[TASK INSTRUCTIONS] Copy the material that follows word for word and omit its pictures.

:::

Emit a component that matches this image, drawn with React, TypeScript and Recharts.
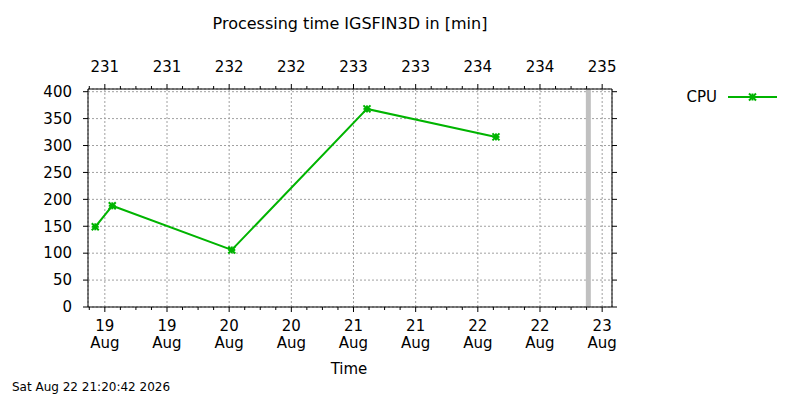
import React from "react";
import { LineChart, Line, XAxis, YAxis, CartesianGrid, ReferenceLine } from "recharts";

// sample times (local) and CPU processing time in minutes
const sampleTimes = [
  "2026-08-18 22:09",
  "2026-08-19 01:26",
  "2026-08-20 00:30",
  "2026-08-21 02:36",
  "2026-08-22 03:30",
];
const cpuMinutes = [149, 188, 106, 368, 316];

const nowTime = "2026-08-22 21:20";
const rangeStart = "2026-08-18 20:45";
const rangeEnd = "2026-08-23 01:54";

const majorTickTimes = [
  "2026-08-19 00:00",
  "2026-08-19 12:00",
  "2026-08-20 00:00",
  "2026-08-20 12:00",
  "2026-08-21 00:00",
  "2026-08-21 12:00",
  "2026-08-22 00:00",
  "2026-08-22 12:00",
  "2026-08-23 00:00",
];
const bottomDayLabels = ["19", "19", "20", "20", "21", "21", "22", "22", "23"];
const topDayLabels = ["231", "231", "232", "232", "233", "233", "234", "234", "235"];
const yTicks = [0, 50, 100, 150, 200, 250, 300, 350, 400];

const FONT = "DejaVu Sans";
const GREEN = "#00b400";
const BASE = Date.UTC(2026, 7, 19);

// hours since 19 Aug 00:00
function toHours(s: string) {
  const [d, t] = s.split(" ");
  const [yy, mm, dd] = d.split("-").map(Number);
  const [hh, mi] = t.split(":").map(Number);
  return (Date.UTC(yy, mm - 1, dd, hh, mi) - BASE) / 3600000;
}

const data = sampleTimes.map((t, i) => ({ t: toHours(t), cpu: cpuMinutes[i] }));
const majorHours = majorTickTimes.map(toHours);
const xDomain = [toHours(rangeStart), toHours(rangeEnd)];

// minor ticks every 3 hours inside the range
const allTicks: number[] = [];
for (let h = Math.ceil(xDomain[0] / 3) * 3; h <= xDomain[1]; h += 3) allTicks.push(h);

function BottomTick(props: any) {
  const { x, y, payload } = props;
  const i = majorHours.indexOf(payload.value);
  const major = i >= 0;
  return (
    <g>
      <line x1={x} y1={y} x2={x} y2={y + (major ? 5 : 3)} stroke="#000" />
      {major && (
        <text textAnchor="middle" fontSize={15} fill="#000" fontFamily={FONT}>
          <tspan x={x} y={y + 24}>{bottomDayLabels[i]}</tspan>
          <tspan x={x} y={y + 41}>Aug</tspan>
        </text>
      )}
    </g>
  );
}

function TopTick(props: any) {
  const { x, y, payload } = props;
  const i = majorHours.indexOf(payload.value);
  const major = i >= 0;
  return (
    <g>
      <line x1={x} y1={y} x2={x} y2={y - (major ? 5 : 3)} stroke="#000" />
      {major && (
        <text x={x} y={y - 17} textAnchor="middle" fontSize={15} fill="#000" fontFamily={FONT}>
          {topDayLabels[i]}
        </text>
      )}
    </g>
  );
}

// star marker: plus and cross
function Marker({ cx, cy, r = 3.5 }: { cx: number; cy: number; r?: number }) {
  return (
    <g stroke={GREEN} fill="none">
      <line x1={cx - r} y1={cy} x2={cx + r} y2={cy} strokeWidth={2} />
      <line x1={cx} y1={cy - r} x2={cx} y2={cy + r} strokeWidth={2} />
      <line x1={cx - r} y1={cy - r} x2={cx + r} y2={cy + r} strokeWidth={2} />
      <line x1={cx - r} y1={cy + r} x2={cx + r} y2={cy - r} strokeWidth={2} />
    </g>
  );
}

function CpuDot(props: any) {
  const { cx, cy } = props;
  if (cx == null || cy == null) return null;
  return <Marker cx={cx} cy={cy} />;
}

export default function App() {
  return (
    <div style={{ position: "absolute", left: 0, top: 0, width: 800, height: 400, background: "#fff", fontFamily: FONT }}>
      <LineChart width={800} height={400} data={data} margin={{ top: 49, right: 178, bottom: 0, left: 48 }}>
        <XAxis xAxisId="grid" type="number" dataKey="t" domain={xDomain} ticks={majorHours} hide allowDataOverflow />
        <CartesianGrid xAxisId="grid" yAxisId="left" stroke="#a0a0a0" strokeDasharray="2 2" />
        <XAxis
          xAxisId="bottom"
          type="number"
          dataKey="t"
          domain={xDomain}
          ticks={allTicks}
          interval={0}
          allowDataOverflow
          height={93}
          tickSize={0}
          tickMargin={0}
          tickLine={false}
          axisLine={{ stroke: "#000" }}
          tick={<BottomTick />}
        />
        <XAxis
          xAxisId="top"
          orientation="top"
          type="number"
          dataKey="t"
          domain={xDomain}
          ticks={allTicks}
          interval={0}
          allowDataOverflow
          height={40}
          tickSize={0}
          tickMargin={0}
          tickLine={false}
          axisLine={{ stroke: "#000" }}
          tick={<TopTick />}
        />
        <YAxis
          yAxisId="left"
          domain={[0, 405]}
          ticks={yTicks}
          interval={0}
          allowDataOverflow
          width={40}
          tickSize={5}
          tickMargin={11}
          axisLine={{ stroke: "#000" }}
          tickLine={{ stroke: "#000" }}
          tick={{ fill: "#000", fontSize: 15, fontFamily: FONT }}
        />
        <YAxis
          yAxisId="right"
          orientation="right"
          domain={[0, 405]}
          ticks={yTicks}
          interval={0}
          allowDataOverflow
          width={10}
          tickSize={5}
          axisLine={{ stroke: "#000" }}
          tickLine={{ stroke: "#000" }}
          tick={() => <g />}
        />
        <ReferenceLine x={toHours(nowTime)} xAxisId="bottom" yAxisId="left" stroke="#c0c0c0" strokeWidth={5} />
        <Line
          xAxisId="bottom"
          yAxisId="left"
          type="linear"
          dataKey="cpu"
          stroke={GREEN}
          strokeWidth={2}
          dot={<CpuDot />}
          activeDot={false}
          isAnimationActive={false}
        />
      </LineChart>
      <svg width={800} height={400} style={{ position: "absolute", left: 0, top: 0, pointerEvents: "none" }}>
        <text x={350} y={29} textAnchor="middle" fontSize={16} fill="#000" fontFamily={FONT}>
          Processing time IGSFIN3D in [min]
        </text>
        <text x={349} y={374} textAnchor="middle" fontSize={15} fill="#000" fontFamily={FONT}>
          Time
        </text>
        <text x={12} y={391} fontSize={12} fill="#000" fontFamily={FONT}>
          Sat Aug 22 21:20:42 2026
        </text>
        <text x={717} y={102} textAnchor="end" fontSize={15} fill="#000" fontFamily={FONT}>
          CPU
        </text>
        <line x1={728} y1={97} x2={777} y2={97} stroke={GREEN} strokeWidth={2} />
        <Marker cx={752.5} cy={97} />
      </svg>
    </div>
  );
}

:::

[WRITTEN RESPONSE]
Emit a component that matches this image, drawn with React, TypeScript and Recharts.
import React from "react";
import { LineChart, Line, XAxis, YAxis, CartesianGrid, ReferenceLine } from "recharts";

// sample times (local) and CPU processing time in minutes
const sampleTimes = [
  "2026-08-18 22:09",
  "2026-08-19 01:26",
  "2026-08-20 00:30",
  "2026-08-21 02:36",
  "2026-08-22 03:30",
];
const cpuMinutes = [149, 188, 106, 368, 316];

const nowTime = "2026-08-22 21:20";
const rangeStart = "2026-08-18 20:45";
const rangeEnd = "2026-08-23 01:54";

const majorTickTimes = [
  "2026-08-19 00:00",
  "2026-08-19 12:00",
  "2026-08-20 00:00",
  "2026-08-20 12:00",
  "2026-08-21 00:00",
  "2026-08-21 12:00",
  "2026-08-22 00:00",
  "2026-08-22 12:00",
  "2026-08-23 00:00",
];
const bottomDayLabels = ["19", "19", "20", "20", "21", "21", "22", "22", "23"];
const topDayLabels = ["231", "231", "232", "232", "233", "233", "234", "234", "235"];
const yTicks = [0, 50, 100, 150, 200, 250, 300, 350, 400];

const FONT = "DejaVu Sans";
const GREEN = "#00b400";
const BASE = Date.UTC(2026, 7, 19);

// hours since 19 Aug 00:00
function toHours(s: string) {
  const [d, t] = s.split(" ");
  const [yy, mm, dd] = d.split("-").map(Number);
  const [hh, mi] = t.split(":").map(Number);
  return (Date.UTC(yy, mm - 1, dd, hh, mi) - BASE) / 3600000;
}

const data = sampleTimes.map((t, i) => ({ t: toHours(t), cpu: cpuMinutes[i] }));
const majorHours = majorTickTimes.map(toHours);
const xDomain = [toHours(rangeStart), toHours(rangeEnd)];

// minor ticks every 3 hours inside the range
const allTicks: number[] = [];
for (let h = Math.ceil(xDomain[0] / 3) * 3; h <= xDomain[1]; h += 3) allTicks.push(h);

function BottomTick(props: any) {
  const { x, y, payload } = props;
  const i = majorHours.indexOf(payload.value);
  const major = i >= 0;
  return (
    <g>
      <line x1={x} y1={y} x2={x} y2={y + (major ? 5 : 3)} stroke="#000" />
      {major && (
        <text textAnchor="middle" fontSize={15} fill="#000" fontFamily={FONT}>
          <tspan x={x} y={y + 24}>{bottomDayLabels[i]}</tspan>
          <tspan x={x} y={y + 41}>Aug</tspan>
        </text>
      )}
    </g>
  );
}

function TopTick(props: any) {
  const { x, y, payload } = props;
  const i = majorHours.indexOf(payload.value);
  const major = i >= 0;
  return (
    <g>
      <line x1={x} y1={y} x2={x} y2={y - (major ? 5 : 3)} stroke="#000" />
      {major && (
        <text x={x} y={y - 17} textAnchor="middle" fontSize={15} fill="#000" fontFamily={FONT}>
          {topDayLabels[i]}
        </text>
      )}
    </g>
  );
}

// star marker: plus and cross
function Marker({ cx, cy, r = 3.5 }: { cx: number; cy: number; r?: number }) {
  return (
    <g stroke={GREEN} fill="none">
      <line x1={cx - r} y1={cy} x2={cx + r} y2={cy} strokeWidth={2} />
      <line x1={cx} y1={cy - r} x2={cx} y2={cy + r} strokeWidth={2} />
      <line x1={cx - r} y1={cy - r} x2={cx + r} y2={cy + r} strokeWidth={2} />
      <line x1={cx - r} y1={cy + r} x2={cx + r} y2={cy - r} strokeWidth={2} />
    </g>
  );
}

function CpuDot(props: any) {
  const { cx, cy } = props;
  if (cx == null || cy == null) return null;
  return <Marker cx={cx} cy={cy} />;
}

export default function App() {
  return (
    <div style={{ position: "absolute", left: 0, top: 0, width: 800, height: 400, background: "#fff", fontFamily: FONT }}>
      <LineChart width={800} height={400} data={data} margin={{ top: 49, right: 178, bottom: 0, left: 48 }}>
        <XAxis xAxisId="grid" type="number" dataKey="t" domain={xDomain} ticks={majorHours} hide allowDataOverflow />
        <CartesianGrid xAxisId="grid" yAxisId="left" stroke="#a0a0a0" strokeDasharray="2 2" />
        <XAxis
          xAxisId="bottom"
          type="number"
          dataKey="t"
          domain={xDomain}
          ticks={allTicks}
          interval={0}
          allowDataOverflow
          height={93}
          tickSize={0}
          tickMargin={0}
          tickLine={false}
          axisLine={{ stroke: "#000" }}
          tick={<BottomTick />}
        />
        <XAxis
          xAxisId="top"
          orientation="top"
          type="number"
          dataKey="t"
          domain={xDomain}
          ticks={allTicks}
          interval={0}
          allowDataOverflow
          height={40}
          tickSize={0}
          tickMargin={0}
          tickLine={false}
          axisLine={{ stroke: "#000" }}
          tick={<TopTick />}
        />
        <YAxis
          yAxisId="left"
          domain={[0, 405]}
          ticks={yTicks}
          interval={0}
          allowDataOverflow
          width={40}
          tickSize={5}
          tickMargin={11}
          axisLine={{ stroke: "#000" }}
          tickLine={{ stroke: "#000" }}
          tick={{ fill: "#000", fontSize: 15, fontFamily: FONT }}
        />
        <YAxis
          yAxisId="right"
          orientation="right"
          domain={[0, 405]}
          ticks={yTicks}
          interval={0}
          allowDataOverflow
          width={10}
          tickSize={5}
          axisLine={{ stroke: "#000" }}
          tickLine={{ stroke: "#000" }}
          tick={() => <g />}
        />
        <ReferenceLine x={toHours(nowTime)} xAxisId="bottom" yAxisId="left" stroke="#c0c0c0" strokeWidth={5} />
        <Line
          xAxisId="bottom"
          yAxisId="left"
          type="linear"
          dataKey="cpu"
          stroke={GREEN}
          strokeWidth={2}
          dot={<CpuDot />}
          activeDot={false}
          isAnimationActive={false}
        />
      </LineChart>
      <svg width={800} height={400} style={{ position: "absolute", left: 0, top: 0, pointerEvents: "none" }}>
        <text x={350} y={29} textAnchor="middle" fontSize={16} fill="#000" fontFamily={FONT}>
          Processing time IGSFIN3D in [min]
        </text>
        <text x={349} y={374} textAnchor="middle" fontSize={15} fill="#000" fontFamily={FONT}>
          Time
        </text>
        <text x={12} y={391} fontSize={12} fill="#000" fontFamily={FONT}>
          Sat Aug 22 21:20:42 2026
        </text>
        <text x={717} y={102} textAnchor="end" fontSize={15} fill="#000" fontFamily={FONT}>
          CPU
        </text>
        <line x1={728} y1={97} x2={777} y2={97} stroke={GREEN} strokeWidth={2} />
        <Marker cx={752.5} cy={97} />
      </svg>
    </div>
  );
}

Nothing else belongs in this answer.